STATED EXERCISE:
Print the material below exactly as it stands, please, from its first line to the line holding "2.02, 1.82, 2.22]", with no pictures.

* * *

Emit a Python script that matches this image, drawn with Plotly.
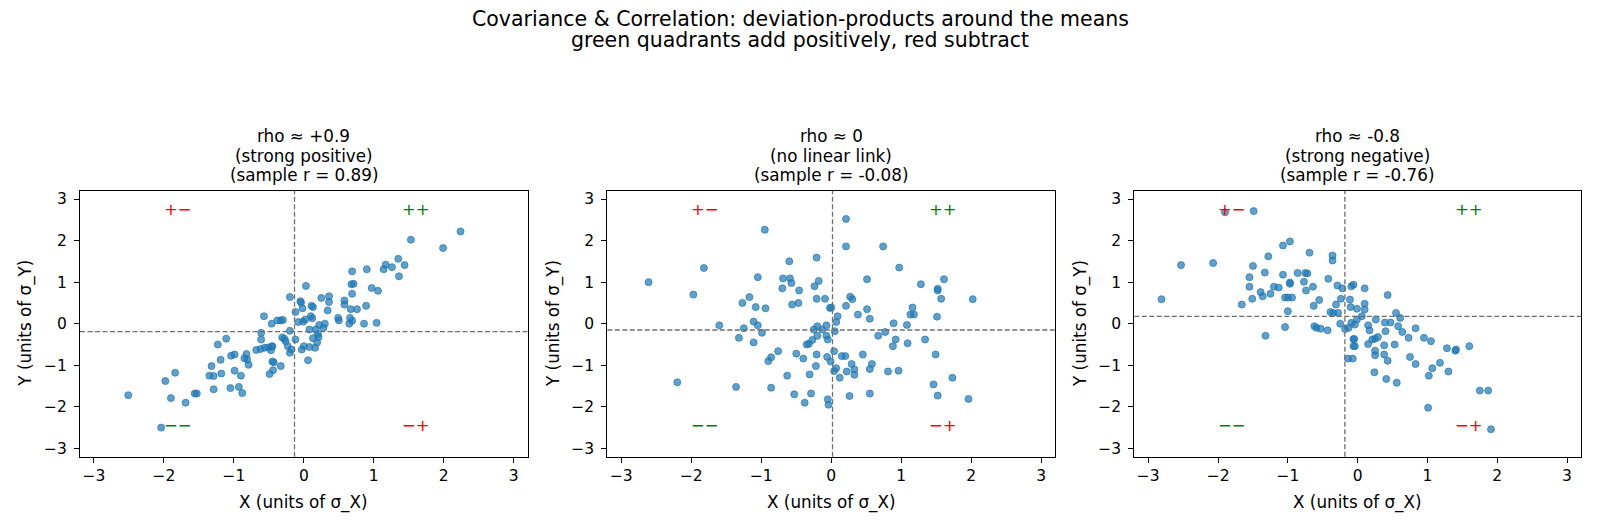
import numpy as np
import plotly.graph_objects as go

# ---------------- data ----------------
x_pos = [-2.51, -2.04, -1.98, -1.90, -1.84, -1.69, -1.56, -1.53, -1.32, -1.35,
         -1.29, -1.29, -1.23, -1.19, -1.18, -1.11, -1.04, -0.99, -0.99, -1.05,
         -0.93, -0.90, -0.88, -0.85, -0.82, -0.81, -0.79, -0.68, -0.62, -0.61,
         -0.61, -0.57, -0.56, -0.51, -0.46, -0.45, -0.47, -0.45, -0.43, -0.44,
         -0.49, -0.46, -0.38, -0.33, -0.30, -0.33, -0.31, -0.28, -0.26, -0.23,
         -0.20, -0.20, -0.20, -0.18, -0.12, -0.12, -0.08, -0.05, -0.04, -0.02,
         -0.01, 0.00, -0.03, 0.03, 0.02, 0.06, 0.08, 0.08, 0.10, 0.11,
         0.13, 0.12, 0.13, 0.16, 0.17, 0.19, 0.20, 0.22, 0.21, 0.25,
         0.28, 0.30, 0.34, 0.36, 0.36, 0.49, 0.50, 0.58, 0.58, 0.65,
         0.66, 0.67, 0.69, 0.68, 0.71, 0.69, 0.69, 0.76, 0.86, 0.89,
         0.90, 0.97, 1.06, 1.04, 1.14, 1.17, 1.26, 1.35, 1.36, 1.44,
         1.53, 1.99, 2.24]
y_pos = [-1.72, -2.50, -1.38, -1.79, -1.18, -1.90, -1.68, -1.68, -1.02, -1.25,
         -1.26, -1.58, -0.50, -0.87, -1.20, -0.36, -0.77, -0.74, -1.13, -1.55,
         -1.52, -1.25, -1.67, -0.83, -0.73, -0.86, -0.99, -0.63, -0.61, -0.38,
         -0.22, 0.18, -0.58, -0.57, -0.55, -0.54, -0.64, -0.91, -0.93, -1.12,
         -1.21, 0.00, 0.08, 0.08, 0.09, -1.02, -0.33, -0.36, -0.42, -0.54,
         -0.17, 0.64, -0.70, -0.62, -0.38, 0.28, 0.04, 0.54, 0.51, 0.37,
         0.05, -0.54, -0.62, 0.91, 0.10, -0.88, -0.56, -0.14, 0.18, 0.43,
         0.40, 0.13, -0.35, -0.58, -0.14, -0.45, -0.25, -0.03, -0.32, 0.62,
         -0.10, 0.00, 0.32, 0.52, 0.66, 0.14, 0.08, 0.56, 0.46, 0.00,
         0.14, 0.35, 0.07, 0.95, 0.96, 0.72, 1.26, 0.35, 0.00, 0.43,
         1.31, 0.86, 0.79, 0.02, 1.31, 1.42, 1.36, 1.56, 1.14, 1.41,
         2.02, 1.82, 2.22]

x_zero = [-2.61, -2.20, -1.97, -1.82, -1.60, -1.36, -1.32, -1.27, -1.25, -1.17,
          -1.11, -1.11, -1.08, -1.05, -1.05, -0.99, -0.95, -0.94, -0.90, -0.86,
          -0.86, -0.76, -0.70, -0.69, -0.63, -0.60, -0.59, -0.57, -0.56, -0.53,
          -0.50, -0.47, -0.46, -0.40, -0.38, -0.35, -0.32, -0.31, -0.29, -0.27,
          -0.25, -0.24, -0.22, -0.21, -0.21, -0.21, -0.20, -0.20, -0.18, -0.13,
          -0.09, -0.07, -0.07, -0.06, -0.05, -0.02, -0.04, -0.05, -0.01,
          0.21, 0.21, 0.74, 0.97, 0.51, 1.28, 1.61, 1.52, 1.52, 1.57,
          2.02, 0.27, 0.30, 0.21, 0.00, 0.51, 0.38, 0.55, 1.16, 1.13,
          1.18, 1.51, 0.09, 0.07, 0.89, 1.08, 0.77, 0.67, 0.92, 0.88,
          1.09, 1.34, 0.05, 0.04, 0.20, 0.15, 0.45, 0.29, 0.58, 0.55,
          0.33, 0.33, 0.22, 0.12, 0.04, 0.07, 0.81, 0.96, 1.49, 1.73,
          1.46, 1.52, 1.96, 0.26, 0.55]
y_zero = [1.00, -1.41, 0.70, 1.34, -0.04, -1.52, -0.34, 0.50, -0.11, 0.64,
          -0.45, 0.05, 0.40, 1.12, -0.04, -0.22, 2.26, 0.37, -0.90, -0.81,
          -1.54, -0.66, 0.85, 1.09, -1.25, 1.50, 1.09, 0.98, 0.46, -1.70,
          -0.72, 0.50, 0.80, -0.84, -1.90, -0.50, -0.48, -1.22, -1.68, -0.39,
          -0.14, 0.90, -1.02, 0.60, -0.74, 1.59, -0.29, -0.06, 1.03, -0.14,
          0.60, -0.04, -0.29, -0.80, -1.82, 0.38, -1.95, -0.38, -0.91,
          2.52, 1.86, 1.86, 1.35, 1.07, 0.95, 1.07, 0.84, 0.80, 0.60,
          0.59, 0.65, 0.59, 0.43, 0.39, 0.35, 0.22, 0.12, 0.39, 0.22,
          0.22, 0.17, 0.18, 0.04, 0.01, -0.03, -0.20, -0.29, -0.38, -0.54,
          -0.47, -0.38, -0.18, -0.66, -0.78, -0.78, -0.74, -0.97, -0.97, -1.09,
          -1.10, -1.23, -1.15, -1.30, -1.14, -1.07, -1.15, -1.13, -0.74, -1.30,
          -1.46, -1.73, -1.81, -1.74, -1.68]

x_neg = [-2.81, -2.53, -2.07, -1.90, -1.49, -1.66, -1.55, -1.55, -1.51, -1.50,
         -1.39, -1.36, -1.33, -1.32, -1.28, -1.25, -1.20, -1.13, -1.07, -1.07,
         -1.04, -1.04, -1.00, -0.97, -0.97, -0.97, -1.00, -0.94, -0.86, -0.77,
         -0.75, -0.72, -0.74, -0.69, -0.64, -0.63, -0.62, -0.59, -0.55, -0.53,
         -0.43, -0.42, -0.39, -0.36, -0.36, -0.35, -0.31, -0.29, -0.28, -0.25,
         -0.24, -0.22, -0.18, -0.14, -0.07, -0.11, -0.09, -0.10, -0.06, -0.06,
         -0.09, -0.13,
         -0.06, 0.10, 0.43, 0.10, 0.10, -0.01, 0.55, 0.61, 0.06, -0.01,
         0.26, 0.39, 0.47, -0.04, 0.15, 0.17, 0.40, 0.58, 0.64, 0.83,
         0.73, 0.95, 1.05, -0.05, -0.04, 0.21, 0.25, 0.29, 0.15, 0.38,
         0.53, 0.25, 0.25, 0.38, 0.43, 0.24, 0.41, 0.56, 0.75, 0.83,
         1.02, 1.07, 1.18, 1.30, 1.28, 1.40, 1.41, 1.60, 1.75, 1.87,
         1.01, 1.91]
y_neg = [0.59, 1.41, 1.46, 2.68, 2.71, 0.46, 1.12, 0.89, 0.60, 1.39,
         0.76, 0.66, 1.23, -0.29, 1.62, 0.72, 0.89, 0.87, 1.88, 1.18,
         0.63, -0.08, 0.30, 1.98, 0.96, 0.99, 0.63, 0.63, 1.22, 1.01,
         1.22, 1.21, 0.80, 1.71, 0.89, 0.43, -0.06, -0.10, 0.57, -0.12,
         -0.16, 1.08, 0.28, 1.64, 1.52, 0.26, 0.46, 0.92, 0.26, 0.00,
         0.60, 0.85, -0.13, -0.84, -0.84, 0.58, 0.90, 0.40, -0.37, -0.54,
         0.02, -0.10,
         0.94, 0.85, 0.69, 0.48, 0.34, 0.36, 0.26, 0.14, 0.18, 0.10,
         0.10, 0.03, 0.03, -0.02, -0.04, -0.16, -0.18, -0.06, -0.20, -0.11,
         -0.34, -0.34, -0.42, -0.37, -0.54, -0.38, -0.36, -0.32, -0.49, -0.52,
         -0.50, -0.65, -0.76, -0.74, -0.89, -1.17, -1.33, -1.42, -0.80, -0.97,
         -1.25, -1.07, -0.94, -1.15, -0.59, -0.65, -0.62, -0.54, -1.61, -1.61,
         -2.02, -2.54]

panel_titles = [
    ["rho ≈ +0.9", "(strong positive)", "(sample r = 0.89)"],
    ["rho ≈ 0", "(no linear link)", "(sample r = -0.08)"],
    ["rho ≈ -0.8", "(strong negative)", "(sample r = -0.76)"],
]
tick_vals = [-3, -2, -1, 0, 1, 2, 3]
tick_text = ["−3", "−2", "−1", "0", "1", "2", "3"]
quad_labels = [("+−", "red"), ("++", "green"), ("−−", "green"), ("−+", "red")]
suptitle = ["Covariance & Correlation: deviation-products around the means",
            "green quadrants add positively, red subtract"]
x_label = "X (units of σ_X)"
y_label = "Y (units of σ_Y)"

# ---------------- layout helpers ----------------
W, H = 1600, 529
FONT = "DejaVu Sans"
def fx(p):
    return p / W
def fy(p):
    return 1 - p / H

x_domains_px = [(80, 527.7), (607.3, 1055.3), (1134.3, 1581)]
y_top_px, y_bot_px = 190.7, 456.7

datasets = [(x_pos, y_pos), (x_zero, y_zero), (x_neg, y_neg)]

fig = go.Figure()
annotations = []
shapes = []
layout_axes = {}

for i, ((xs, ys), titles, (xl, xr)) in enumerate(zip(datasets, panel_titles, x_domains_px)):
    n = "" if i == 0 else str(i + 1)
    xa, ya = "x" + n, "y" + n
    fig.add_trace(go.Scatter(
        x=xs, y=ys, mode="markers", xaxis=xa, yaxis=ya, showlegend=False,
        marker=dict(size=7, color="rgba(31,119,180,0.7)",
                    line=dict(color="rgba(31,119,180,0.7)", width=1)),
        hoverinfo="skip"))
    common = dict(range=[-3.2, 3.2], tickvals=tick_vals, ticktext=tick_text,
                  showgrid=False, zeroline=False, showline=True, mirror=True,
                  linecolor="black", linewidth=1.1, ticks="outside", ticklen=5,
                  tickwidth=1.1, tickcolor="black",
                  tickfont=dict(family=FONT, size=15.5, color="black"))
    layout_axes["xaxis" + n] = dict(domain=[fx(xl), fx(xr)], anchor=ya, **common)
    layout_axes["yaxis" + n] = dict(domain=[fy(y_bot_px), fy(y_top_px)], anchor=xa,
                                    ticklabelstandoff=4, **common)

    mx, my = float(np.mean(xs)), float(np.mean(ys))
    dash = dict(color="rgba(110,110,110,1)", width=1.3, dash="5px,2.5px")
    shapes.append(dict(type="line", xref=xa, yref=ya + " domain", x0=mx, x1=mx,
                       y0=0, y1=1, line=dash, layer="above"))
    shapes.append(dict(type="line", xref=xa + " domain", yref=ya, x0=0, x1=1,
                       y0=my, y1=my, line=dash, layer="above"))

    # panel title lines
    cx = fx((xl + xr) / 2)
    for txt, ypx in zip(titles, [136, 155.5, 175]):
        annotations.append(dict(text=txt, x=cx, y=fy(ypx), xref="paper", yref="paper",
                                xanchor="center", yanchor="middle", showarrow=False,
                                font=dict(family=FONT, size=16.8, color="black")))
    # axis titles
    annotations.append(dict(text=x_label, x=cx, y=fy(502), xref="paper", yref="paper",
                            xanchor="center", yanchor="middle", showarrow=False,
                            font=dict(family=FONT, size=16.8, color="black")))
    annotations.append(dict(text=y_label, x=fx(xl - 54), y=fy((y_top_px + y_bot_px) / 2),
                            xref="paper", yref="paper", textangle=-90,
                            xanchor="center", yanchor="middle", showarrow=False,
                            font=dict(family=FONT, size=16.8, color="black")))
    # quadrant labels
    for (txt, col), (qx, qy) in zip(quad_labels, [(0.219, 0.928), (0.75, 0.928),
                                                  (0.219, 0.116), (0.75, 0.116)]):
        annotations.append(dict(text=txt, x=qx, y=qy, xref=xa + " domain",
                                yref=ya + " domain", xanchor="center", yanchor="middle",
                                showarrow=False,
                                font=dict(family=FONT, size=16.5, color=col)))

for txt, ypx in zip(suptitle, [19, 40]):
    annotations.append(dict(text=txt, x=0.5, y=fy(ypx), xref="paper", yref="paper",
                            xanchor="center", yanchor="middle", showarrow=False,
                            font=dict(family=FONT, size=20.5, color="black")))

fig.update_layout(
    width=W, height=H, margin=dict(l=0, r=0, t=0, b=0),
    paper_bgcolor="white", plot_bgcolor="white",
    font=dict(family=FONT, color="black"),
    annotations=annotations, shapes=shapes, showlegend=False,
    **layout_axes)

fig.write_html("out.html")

* * *

SOLUTION TO THE EXERCISE:
Emit a Python script that matches this image, drawn with Plotly.
import numpy as np
import plotly.graph_objects as go

# ---------------- data ----------------
x_pos = [-2.51, -2.04, -1.98, -1.90, -1.84, -1.69, -1.56, -1.53, -1.32, -1.35,
         -1.29, -1.29, -1.23, -1.19, -1.18, -1.11, -1.04, -0.99, -0.99, -1.05,
         -0.93, -0.90, -0.88, -0.85, -0.82, -0.81, -0.79, -0.68, -0.62, -0.61,
         -0.61, -0.57, -0.56, -0.51, -0.46, -0.45, -0.47, -0.45, -0.43, -0.44,
         -0.49, -0.46, -0.38, -0.33, -0.30, -0.33, -0.31, -0.28, -0.26, -0.23,
         -0.20, -0.20, -0.20, -0.18, -0.12, -0.12, -0.08, -0.05, -0.04, -0.02,
         -0.01, 0.00, -0.03, 0.03, 0.02, 0.06, 0.08, 0.08, 0.10, 0.11,
         0.13, 0.12, 0.13, 0.16, 0.17, 0.19, 0.20, 0.22, 0.21, 0.25,
         0.28, 0.30, 0.34, 0.36, 0.36, 0.49, 0.50, 0.58, 0.58, 0.65,
         0.66, 0.67, 0.69, 0.68, 0.71, 0.69, 0.69, 0.76, 0.86, 0.89,
         0.90, 0.97, 1.06, 1.04, 1.14, 1.17, 1.26, 1.35, 1.36, 1.44,
         1.53, 1.99, 2.24]
y_pos = [-1.72, -2.50, -1.38, -1.79, -1.18, -1.90, -1.68, -1.68, -1.02, -1.25,
         -1.26, -1.58, -0.50, -0.87, -1.20, -0.36, -0.77, -0.74, -1.13, -1.55,
         -1.52, -1.25, -1.67, -0.83, -0.73, -0.86, -0.99, -0.63, -0.61, -0.38,
         -0.22, 0.18, -0.58, -0.57, -0.55, -0.54, -0.64, -0.91, -0.93, -1.12,
         -1.21, 0.00, 0.08, 0.08, 0.09, -1.02, -0.33, -0.36, -0.42, -0.54,
         -0.17, 0.64, -0.70, -0.62, -0.38, 0.28, 0.04, 0.54, 0.51, 0.37,
         0.05, -0.54, -0.62, 0.91, 0.10, -0.88, -0.56, -0.14, 0.18, 0.43,
         0.40, 0.13, -0.35, -0.58, -0.14, -0.45, -0.25, -0.03, -0.32, 0.62,
         -0.10, 0.00, 0.32, 0.52, 0.66, 0.14, 0.08, 0.56, 0.46, 0.00,
         0.14, 0.35, 0.07, 0.95, 0.96, 0.72, 1.26, 0.35, 0.00, 0.43,
         1.31, 0.86, 0.79, 0.02, 1.31, 1.42, 1.36, 1.56, 1.14, 1.41,
         2.02, 1.82, 2.22]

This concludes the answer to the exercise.